4. How would you design a scalable ETL pipeline in Snowflake for a large-scale data migration, considering data freshness and cost?

Answer: Designing a scalable ETL pipeline in Snowflake for large-scale data migration requires a multi-faceted approach. Utilizing Snowpipe for continuous ingestion, leveraging Streams and Tasks for incremental and automated data transformation, and using Snowflake's ability to scale compute resources dynamically are key. Ensuring data freshness involves setting appropriate schedules for Tasks or triggering them based on specific events.
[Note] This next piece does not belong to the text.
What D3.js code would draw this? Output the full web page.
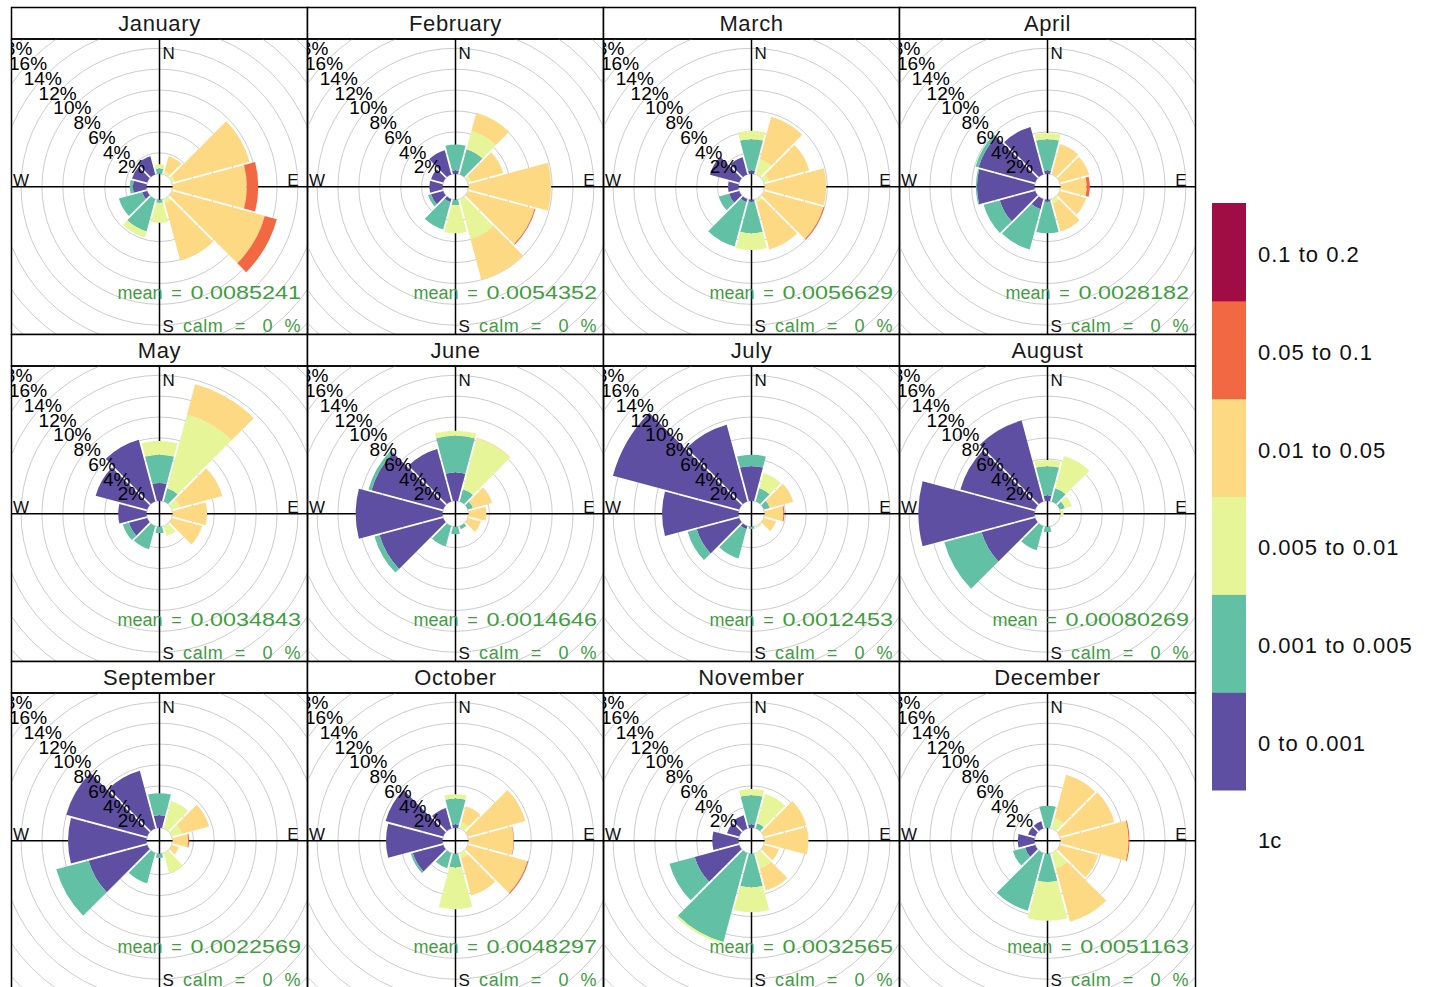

Cost considerations include optimizing the size and usage of virtual warehouses for ETL processes, using Snowflake's storage and compute separation to your advantage, and possibly leveraging zero-copy cloning for testing.

Key Points:
- Design for scalability by leveraging Snowflake's automatic scaling and handling of varying workloads.
- Ensure data freshness by appropriately configuring Snowpipe for ingestion and setting up Streams and Tasks for near-real-time ETL.
- Manage costs by optimizing compute usage, using larger warehouses for shorter times, and minimizing storage through efficient data handling and archiving strategies.

Example:

// Conceptual design decisions and configurations for a scalable ETL pipeline in Snowflake

// Use Snowpipe for near-real-time data ingestion
// Example Snowpipe setup shown in answer 1

// Automate transformations using Streams and Tasks for incremental processing
// Example Stream and Task setup shown in answer 3

// Optimize compute resources by selecting the right size of the virtual warehouse for the ETL tasks
// Example: Dynamically scaling the warehouse based on workload
ALTER WAREHOUSE my_warehouse SET AUTO_SUSPEND = 120 AUTO_RESUME = TRUE MIN_CLUSTER_COUNT = 1 MAX_CLUSTER_COUNT = 4;

These examples and strategies showcase the practical application of Snowflake's features for managing large-scale ETL processes, focusing on efficiency, scalability, and cost-effectiveness.